Anna Pavlova became the inspiration for one of  Michel Fokine’s most memorable variations- The Dying Swan. George Balanchine, similarly, created works inspired by the strengths, and sometimes weaknesses, of his favored female dancers such as Maria Tallchief , Merrill Ashley, and Suzanne Farrell. These foremost ballerinas inspired their male choreographers to create some of the most prominent classical ballets that we have today.  However, these artistic influences were simply influences. Women were not creating classical ballets- they were inspiring them. Just as Balanchine had said, “man is the gardener”- men were still needed to cultivate the works.

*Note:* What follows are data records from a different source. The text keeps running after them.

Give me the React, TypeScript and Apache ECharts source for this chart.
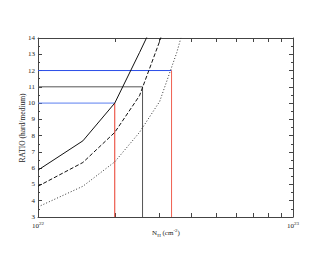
import React, { useEffect, useRef } from "react";
import * as echarts from "echarts";

const nhGrid = [1.0e22, 1.5e22, 2.0e22, 2.5e22, 3.0e22, 3.5e22, 4.0e22];
const ratioSolid = [5.88, 7.68, 10.0, 13.1, 15.7, null, null];
const ratioDashed = [4.89, 6.35, 8.2, 10.45, 13.8, 17.2, null];
const ratioDotted = [3.62, 4.89, 6.39, 8.2, 10.1, 13.1, 16.3];

const xTickValues = [1e22, 2e22, 3e22, 4e22, 5e22, 6e22, 7e22, 8e22, 9e22];
const xLabelValues = [1e22, 9.99999e22];

const refLow = { nh: 2.0e22, ratio: 10 };
const refMid = { nh: 2.57e22, ratio: 11 };
const refHigh = { nh: 3.34e22, ratio: 12 };
const xMin = 1e22;
const yMin = 3;

const yTitle = "RATIO (hard/medium)";
const xTitle = "{a|N}{s|H}{a| (cm}{b|-2}{a|)}";

const FONT = "Liberation Serif";
const TXT = "#1a1a1a";

function pairs(ys: (number | null)[]) {
  const out: [number, number][] = [];
  ys.forEach((y, i) => {
    if (y !== null) out.push([nhGrid[i], y]);
  });
  return out;
}

export default function App() {
  const ref = useRef<HTMLDivElement>(null);
  useEffect(() => {
    if (!ref.current) return;
    const chart = echarts.init(ref.current, null, { renderer: "svg" });
    const axisLine = { show: true, lineStyle: { color: "#444", width: 1 } };
    const labelRich = {
      a: { fontFamily: FONT, fontSize: 7, color: TXT },
      b: { fontFamily: FONT, fontSize: 5, color: TXT, padding: [0, 0, 5, 0] },
    };
    const line = (data: [number, number][], color: string, type: any, width = 1) => ({
      type: "line",
      data,
      symbol: "none",
      clip: true,
      lineStyle: { color, width, type },
      silent: true,
    });
    chart.setOption({
      animation: false,
      grid: { left: 38, right: 37, top: 38, bottom: 38, containLabel: false },
      graphic: [
        {
          type: "text",
          x: 22,
          y: 128,
          rotation: Math.PI / 2,
          style: {
            text: yTitle,
            fontFamily: FONT,
            fontSize: 7.5,
            fill: TXT,
            align: "center",
            verticalAlign: "middle",
          },
        },
        {
          type: "text",
          x: 166,
          y: 233,
          style: {
            text: xTitle,
            align: "center",
            verticalAlign: "middle",
            rich: {
              a: { fontFamily: FONT, fontSize: 7, fill: TXT, color: TXT },
              s: { fontFamily: FONT, fontSize: 5, fill: TXT, color: TXT, padding: [4, 0, 0, 0] },
              b: { fontFamily: FONT, fontSize: 5, fill: TXT, color: TXT, padding: [0, 0, 5, 0] },
            },
          },
        },
      ],
      xAxis: [
        {
          type: "log",
          logBase: 10,
          min: 1e22,
          max: 1e23,
          position: "bottom",
          axisLine,
          splitLine: { show: false },
          axisTick: {
            show: true,
            inside: true,
            length: 4,
            lineStyle: { color: "#444" },
            customValues: xTickValues,
          },
          axisLabel: {
            show: true,
            margin: 4,
            showMinLabel: true,
            showMaxLabel: true,
            hideOverlap: false,
            customValues: xLabelValues,
            formatter: (v: number) => `{a|10}{b|${Math.round(Math.log10(v))}}`,
            rich: labelRich,
          },
        },
        {
          type: "log",
          logBase: 10,
          min: 1e22,
          max: 1e23,
          position: "top",
          axisLine,
          splitLine: { show: false },
          axisTick: {
            show: true,
            inside: true,
            length: 4,
            lineStyle: { color: "#444" },
            customValues: xTickValues,
          },
          axisLabel: { show: false },
        },
      ],
      yAxis: [
        {
          type: "value",
          min: 3,
          max: 14,
          interval: 1,
          position: "left",
          axisLine,
          splitLine: { show: false },
          axisTick: { show: true, inside: true, length: 4, lineStyle: { color: "#444" } },
          minorTick: { show: true, splitNumber: 2, length: 2, lineStyle: { color: "#444" } },
          axisLabel: { fontFamily: FONT, fontSize: 7, color: TXT, margin: 3 },
        },
        {
          type: "value",
          min: 3,
          max: 14,
          interval: 1,
          position: "right",
          axisLine,
          splitLine: { show: false },
          axisTick: { show: true, inside: true, length: 4, lineStyle: { color: "#444" } },
          minorTick: { show: true, splitNumber: 2, length: 2, lineStyle: { color: "#444" } },
          axisLabel: { show: false },
        },
      ],
      series: [
        line([[xMin, refHigh.ratio], [refHigh.nh, refHigh.ratio]], "#2a4de8", "solid"),
        line([[xMin, refMid.ratio], [refMid.nh, refMid.ratio]], "#555555", "solid"),
        line([[xMin, refLow.ratio], [refLow.nh, refLow.ratio]], "#5b7ff0", "solid"),
        line([[refLow.nh, yMin], [refLow.nh, refLow.ratio]], "#e83a2a", "solid"),
        line([[refMid.nh, yMin], [refMid.nh, refMid.ratio]], "#555555", "solid"),
        line([[refHigh.nh, yMin], [refHigh.nh, refHigh.ratio]], "#f06050", "solid"),
        line(pairs(ratioSolid), "#111", "solid"),
        line(pairs(ratioDashed), "#111", [4, 2]),
        line(pairs(ratioDotted), "#333", [1, 2]),
      ],
    });
    return () => chart.dispose();
  }, []);
  return <div ref={ref} style={{ width: 330, height: 255, margin: -8 }} />;
}
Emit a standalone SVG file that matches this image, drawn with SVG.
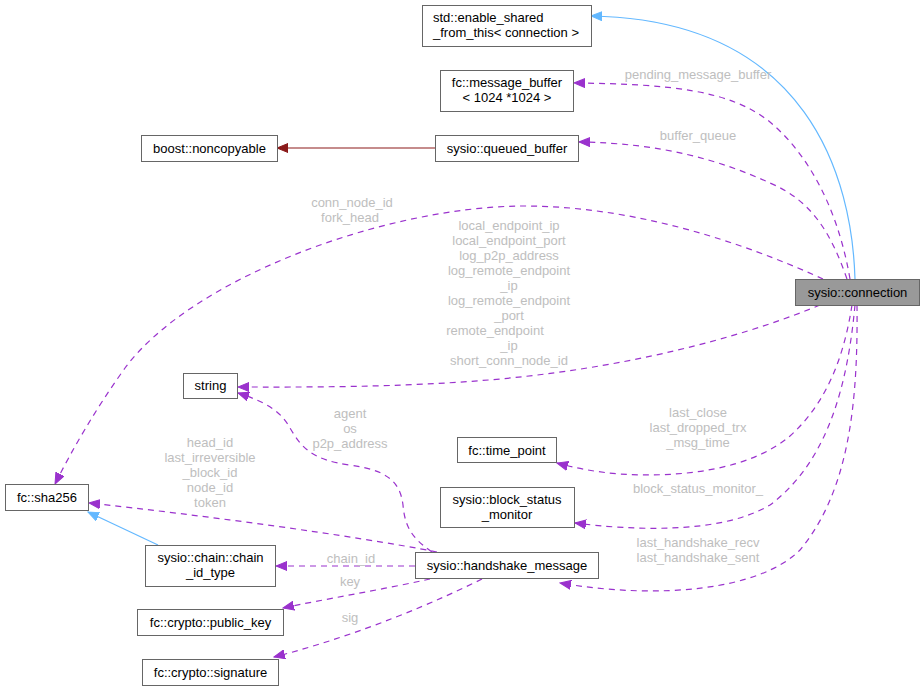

As art reflects society, it was at the turn of the century that things began to change, and the popularity of female choreographers began to increase. Their popularity was largely found in modern dance–a category that can sort of act as the other extreme to classical ballet (it can generally be described as a series of awkward, abandoned motions). In the early 1900s, American born Isadora Duncan began with modern dance, and she later garnered the title of “mother of modern dance.” That is, at least, a little bit ironic when we consider that the “parent” of classical ballet was none other than a man- Marius Petipa. This pattern with women as modern dance makers continues today. In  1927, Martha Graham opened her own modern dance school. Later on, in 1965, Twyla Tharp founded her own dance company and continued to develop the legacy of women in modern dance. Below is a clip from Tharp’s 1986 work of In the Upper Room:

Where classical ballet labeled the woman as the performer, modern dance created the opportunity for women to convey their choreographic visions to an audience. In terms of George Balanchine’s words, modern dance permitted women to be the flower and the gardener.

One must wonder, in a landscape that can accept a woman’s diversity, why can’t the ballerina be the gardener too?

Alexandria Matz is a political science student at Monmouth University where she is a member of the Honors College and Debate Team. Throughout high school, Alli traveled the country with her ballet studies, and she performed professionally with Orlando Ballet and Colorado Ballet. She continues to stay involved with dance as a ballet teacher.

4 Comments
  1. Alex permalink
    June 3, 2010 2:18 pm

    As a female ballet dancer I love the points this article brings up! It’s an interesting dichotomy in the ballet world in regards to the roles women play; we can inspire some of the greatest works of classicism yet cannot take full credit for their creation. And within those works women are not powerful figures in the least. We are nearly always the weak one needing saving (Odette, Aurora), or the evil one who didn’t get the guy in the first place and is bitter about it (Myrtha, Gamzatti). But with the women’s rights movement came women choreographers, bucking the system of patriarchal control and doing whatever they darn-well pleased, and succeeding at it. Women could finally be the strong ones on stage. We didn’t need a man to hold us up, or throw us into the air anymore; we could stand on our own toes and jump into the sky by ourselves. Not to say men were forgotten; to the contrary we were all finally on relatively equal footing (as equal as possible when pointe shoes are involved).

    But now even as the trend in choreography in major companies slides farther and farther towards contemporary (aka more female friendly) the artistic leadership in those companies is still male dominated. In companies still firmly based in the classics, I cannot think of one female artistic director. School director? Yes, but artistic director? No. And in the companies fully embracing contemporary work, I can think of one female artistic director, and she’s barely been in that office for 6 months.

    So how do we bridge this gap? Women around the world are the CEO’s of major companies, and hold political office, but we can’t run ballet companies? The article above covers all the points I’ve made, but I’m very pleased to see someone else thinking about these issues too. I know as women in the ballet world, we cannot change the work Petipa or Fokine did, and it is important to preserve the classics for generations to come, but must we continue to perpetuate the idea of men as the gardeners forever? How will this ever change? Will it evolve as societal influences evolve? Or does the ballet world exist in it’s own universe with it’s own societal influences?

    Thanks for making me think. Love the article.

  2. June 4, 2010 6:54 pm

    Thanks for the comment, Alex! Just as you said, so much of what we are accustomed to with classical ballet supports a patriarchal society. Women are not leading major ballet companies, but they’re acting as ballet mistresses, rehearsal leaders, or teachers/ directors of the school. Directorship is not somewhere that women are present. I see modern dance as the woman’s outlet for managerial positions. I definitely agree with your comment that it allowed women to finally be the strong ones on stage; it’s interesting to me that women chose not to make dance like Petipa and Fokine had. They chose to break the mold. As for the the ballet world existing in it’s own universe- it seems so true! Only time will tell how (or if) the ballet world will evolve.